Just watched About Time and I felt so sentimental after watching it... I miss my mom, i wish i could travel back and see her again and spend time with her.

I wish i could see her happy about us. I know a lot of people see us 4 as a big disappointment but i knowthat she’ll be proud of how independent we’ve become.

Dear mama, i hope i can feel you again and talk to you. Not having you left a big hole in me and i feel so unprepared for anything without you. I hope i continually make you feel proud and happy and i hope you can go into my dreams and talk to me. I love you. With all my heart.

19 April 2014

Home is where the heart is

A bus ride followed by a hitch.
I’m so happy to be back and to see the people I love.
I told my boyfriend that i have to be in here fo Holy Week and although the plan was for him yo go with me, my stay here is non-negotiable. So, I ended up going here alone without my boyfriend.

Greeting people wth a genuine smile, I want to make sure I get to see, if not all, most of my relatives.

No more hard feelings, just weirdness! I feel perfectly myself right now!

Innocent in most things, weird for the old-fashioned.

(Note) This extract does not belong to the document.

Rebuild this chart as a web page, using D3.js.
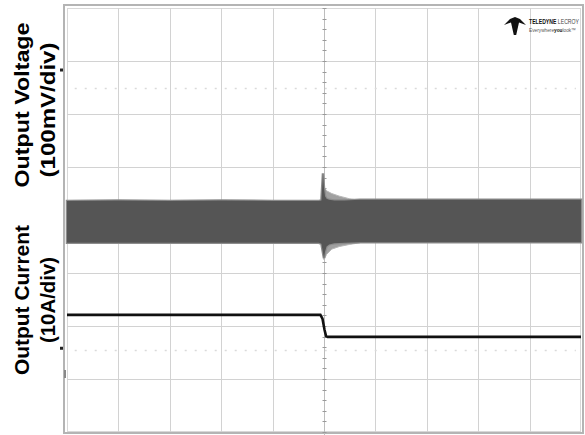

I guess, I m back. A little prim, a little improper.

06 February 2014

A dream. A nightmare.

Today, I dreamt of us. Believe me when I say that it was a good one. We were happy though scared of the consequences of our action. We were unbreakable. That when things have to be real (in the dream world), we chose to held hands.

(Still in the dream) One night, there was a party and you wanted alone time with me. I wasn't completely agreeing with that notion. I was confused, but I followed even though my mind chose to be with others, and my brain was telling me to stop. The others demanded that from both of us. And in that small space where we met, we agreed to follow the others even though deep inside, we both wanted to hold on.

It was a good dream, believe me. A really good one. I was happy in it.

But when I woke up, reality told me it wasn't. It was a nightmare! A nightmare of good memories that needed to be dumped.

P.S. Happy Birthday to my cousin, Kokoy! I'm happy you're with your family now.

P.S.S I should get a shrink, shouldn't I?